世のため人のために貢献する【経営のヒント 651】
今回も「どのように人間学を学ぶのか」という観点からお伝えしたいと思います。以下に示すように、昨年後半から取り組んでいる<人間学マップ>の3つの大項目の一つです。
<人間学マップの項目>
(1)なぜ人間学を学ぶのか
(2)どのように人間学を学ぶのか
(3)人間とは何を学ぶのか
(2)「どのように人間学を学ぶのか」についてこれまで人と書物から学ぶことについて何回かに分けて書いてきました。「学ぶ」という言葉は、何かの情報を手にするという面とその情報を身体能力として身につけるという側面があります。人と書物から学ぶといった場合、前者の側面に重きが置かれています。
ドラッカー教授の次の言葉は、そのことを表しています。
知識は、本の中にはない。本の中にあるのは情報である。知識はそれらの情報を仕事や成果に結びつける能力である。
『創造する経営者』
能力化する過程で重要なことは、仕事をとおして身につけるということです。人間学では「時処位の限定」という言葉があります。「いまここその役割で」という意味です。その人が能力を身につける機会は、将来のどこかではなく、常に「いまここその役割で」ということです。
どんな仕事でも真剣に取り組むことで仕事をとおして能力が高まり、その結果として人間的な成長に結びつくのです。
一灯照隅という言葉は、「時処位の限定」の考え方をよく表しています。一灯照隅を説明した安岡正篤先生の言葉です。

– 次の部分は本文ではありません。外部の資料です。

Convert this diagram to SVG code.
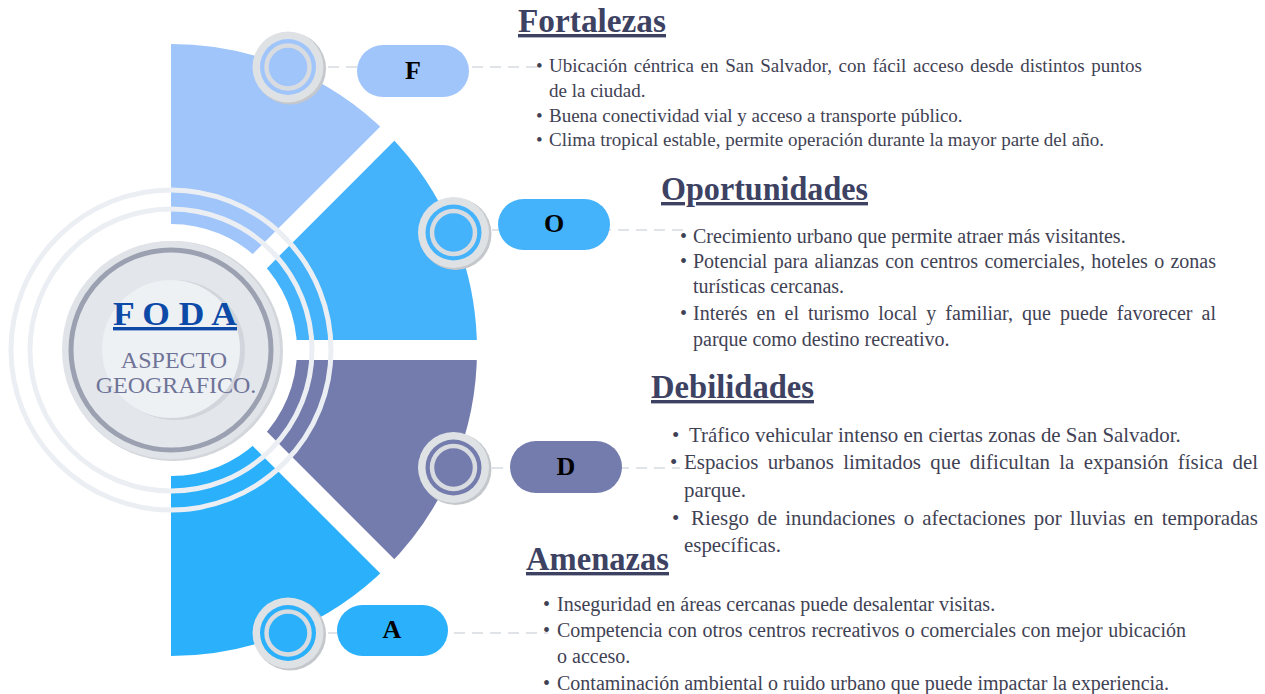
<svg xmlns="http://www.w3.org/2000/svg" width="1265" height="694" viewBox="0 0 1265 694">
<style>
.h{font-family:"Liberation Serif","Times New Roman",serif;font-weight:bold;font-size:34px;fill:#3d4263;text-decoration:underline;}
.b{font-family:"Liberation Serif","Times New Roman",serif;fill:#3f4254;}
.s19{font-size:19px;}.s20{font-size:20px;}.s21{font-size:20.9px;}
.lt{font-family:"Liberation Serif","Times New Roman",serif;font-weight:bold;font-size:26px;fill:#000;text-anchor:middle;}
.gap{stroke:#fff;stroke-width:20;fill:none;}
.ring{stroke:#ebeff3;stroke-width:5;fill:none;}
.con{stroke:#d6dadf;stroke-width:1.6;stroke-dasharray:11 7;fill:none;}
.sh{fill:#c4c7cb;}
.og{fill:#dfe2e5;}
.ig{stroke:#d8dbdf;stroke-width:4.5;fill:none;}
.cF{fill:#a0c5fa;}.cO{fill:#45b3fb;}.cD{fill:#737cad;}.cA{fill:#2bb0fc;}
</style>
<rect width="1265" height="694" fill="#fff"/>
<g id="fan">
<path class="cF" d="M171,44 A306,306 0 0 1 387.4,133.6 L260.1,260.9 A126,126 0 0 0 171,224 Z"/>
<path class="cO" d="M387.4,133.6 A306,306 0 0 1 477,350 L297,350 A126,126 0 0 0 260.1,260.9 Z"/>
<path class="cD" d="M477,350 A306,306 0 0 1 387.4,566.4 L260.1,439.1 A126,126 0 0 0 297,350 Z"/>
<path class="cA" d="M387.4,566.4 A306,306 0 0 1 171,656 L171,476 A126,126 0 0 0 260.1,439.1 Z"/>
<line class="gap" x1="171" y1="350" x2="420" y2="101"/>
<line class="gap" x1="171" y1="350" x2="500" y2="350"/>
<line class="gap" x1="171" y1="350" x2="420" y2="599"/>
<circle class="ring" cx="171" cy="350" r="141"/>
<circle class="ring" cx="171" cy="350" r="160"/>
</g>
<g id="center-node">
<circle cx="173" cy="351" r="110" fill="#d3d7dc"/>
<circle cx="171" cy="350" r="109" fill="#e0e4e8"/>
<circle cx="171" cy="350" r="100" fill="#e3e7eb" stroke="#9ca1b2" stroke-width="5"/>
<circle cx="175" cy="350" r="70" fill="#d2d6dc"/>
<circle cx="171" cy="349" r="69" fill="#eef1f4"/>
<text x="175" y="325" text-anchor="middle" textLength="124" lengthAdjust="spacingAndGlyphs" style="font-family:'Liberation Serif','Times New Roman',serif;font-weight:bold;font-size:34px;fill:#0d4aa8;text-decoration:underline;">F O D A</text>
<text x="174" y="368" text-anchor="middle" style="font-family:'Liberation Serif','Times New Roman',serif;font-size:24px;fill:#6f7398;">ASPECTO</text>
<text x="176" y="393" text-anchor="middle" style="font-family:'Liberation Serif','Times New Roman',serif;font-size:24px;fill:#6f7398;">GEOGRAFICO.</text>
</g>
<g id="connectors">
<line class="con" x1="328" y1="67" x2="540" y2="67"/>
<line class="con" x1="492" y1="230" x2="688" y2="230"/>
<line class="con" x1="492" y1="468" x2="680" y2="468"/>
<line class="con" x1="328" y1="633" x2="548" y2="633"/>
</g>
<g id="node-F">
<circle class="sh" cx="290" cy="68.5" r="36"/>
<circle class="og" cx="288" cy="67" r="35.5"/>
<circle class="cF" cx="288" cy="67" r="28"/>
<circle class="ig" cx="288" cy="67" r="21.5"/>
<rect class="cF" x="357" y="45" width="112" height="52" rx="26"/>
<text class="lt" x="413" y="79">F</text>
<text class="h" x="518" y="32" textLength="148" lengthAdjust="spacingAndGlyphs">Fortalezas</text>
<text class="b s19" x="536" y="72">•</text>
<text class="b s19" x="549" y="72" word-spacing="1.8" textLength="593" lengthAdjust="spacing">Ubicación céntrica en San Salvador, con fácil acceso desde distintos puntos</text>
<text class="b s19" x="549" y="97">de la ciudad.</text>
<text class="b s19" x="536" y="122">•</text>
<text class="b s19" x="549" y="122">Buena conectividad vial y acceso a transporte público.</text>
<text class="b s19" x="536" y="146">•</text>
<text class="b s19" x="549" y="146">Clima tropical estable, permite operación durante la mayor parte del año.</text>
</g>
<g id="node-O">
<circle class="sh" cx="455.5" cy="234" r="36"/>
<circle class="og" cx="453.5" cy="232.5" r="35.5"/>
<circle class="cO" cx="453.5" cy="232.5" r="28"/>
<circle class="ig" cx="453.5" cy="232.5" r="21.5"/>
<rect class="cO" x="498" y="199" width="112" height="51" rx="25.5"/>
<text class="lt" x="554" y="232">O</text>
<text class="h" x="661" y="200" textLength="207" lengthAdjust="spacingAndGlyphs">Oportunidades</text>
<text class="b s20" x="680" y="243">•</text>
<text class="b s20" x="693" y="243">Crecimiento urbano que permite atraer más visitantes.</text>
<text class="b s20" x="680" y="268">•</text>
<text class="b s20" x="693" y="268" word-spacing="1.3" textLength="523" lengthAdjust="spacing">Potencial para alianzas con centros comerciales, hoteles o zonas</text>
<text class="b s20" x="693" y="293">turísticas cercanas.</text>
<text class="b s20" x="680" y="320">•</text>
<text class="b s20" x="693" y="320" word-spacing="4" textLength="523" lengthAdjust="spacing">Interés en el turismo local y familiar, que puede favorecer al</text>
<text class="b s20" x="693" y="346">parque como destino recreativo.</text>
</g>
<g id="node-D">
<circle class="sh" cx="455.5" cy="469" r="36"/>
<circle class="og" cx="453.5" cy="467.5" r="35.5"/>
<circle class="cD" cx="453.5" cy="467.5" r="28"/>
<circle class="ig" cx="453.5" cy="467.5" r="21.5"/>
<rect class="cD" x="510" y="441" width="112" height="52" rx="26"/>
<text class="lt" x="566" y="475">D</text>
<text class="h" x="651" y="398" textLength="163" lengthAdjust="spacingAndGlyphs">Debilidades</text>
<text class="b s21" x="672" y="442">•</text>
<text class="b s21" x="689" y="442">Tráfico vehicular intenso en ciertas zonas de San Salvador.</text>
<text class="b s21" x="670" y="469">•</text>
<text class="b s21" x="684" y="469" word-spacing="4.1" textLength="574" lengthAdjust="spacing">Espacios urbanos limitados que dificultan la expansión física del</text>
<text class="b s21" x="684" y="497">parque.</text>
<text class="b s21" x="672" y="525">•</text>
<text class="b s21" x="691" y="525" word-spacing="3" textLength="567" lengthAdjust="spacing">Riesgo de inundaciones o afectaciones por lluvias en temporadas</text>
<text class="b s21" x="684" y="552">específicas.</text>
</g>
<g id="node-A">
<circle class="sh" cx="290" cy="634.5" r="36"/>
<circle class="og" cx="288" cy="633" r="35.5"/>
<circle class="cA" cx="288" cy="633" r="28"/>
<circle class="ig" cx="288" cy="633" r="21.5"/>
<rect class="cA" x="337" y="605" width="111" height="51" rx="25.5"/>
<text class="lt" x="392" y="638">A</text>
<text class="h" x="526" y="570" textLength="143" lengthAdjust="spacingAndGlyphs">Amenazas</text>
<text class="b s20" x="543" y="611">•</text>
<text class="b s20" x="557" y="611">Inseguridad en áreas cercanas puede desalentar visitas.</text>
<text class="b s20" x="543" y="637">•</text>
<text class="b s20" x="557" y="637" word-spacing="0.6" textLength="629" lengthAdjust="spacing">Competencia con otros centros recreativos o comerciales con mejor ubicación</text>
<text class="b s20" x="557" y="663">o acceso.</text>
<text class="b s20" x="543" y="690">•</text>
<text class="b s20" x="557" y="690">Contaminación ambiental o ruido urbano que puede impactar la experiencia.</text>
</g>
</svg>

「賢は賢なりに、愚は愚なりに、一つのことを何十年と継続していけば、必ずものになるものだ。別に偉い人になる必要はないではないか。社会のどこにあっても、その立場立場においてなくてはならぬ人になる。その仕事を通じて世のため人のために貢献する。そういう生き方を考えなければならない」。
ドラッカー教授の「貢献」という言葉にも、同じ考え方が含まれています。
貢献に焦点を合わせることによって、自らの狭い専門やスキルや部門ではなく、組織全体の成果に注意を向けるようになる。成果が存在する唯一の場所である外の世界に注意を向ける。
『経営者の条件』
「世のため人のために貢献する」とは、組織の外の世界で成果をあげることです。自分のためではなく他人のために働くことで真の学びが身につくのです。学びは、仕事という実践をとおしてしか身につかないのです。心して日々の仕事に臨みたいものです。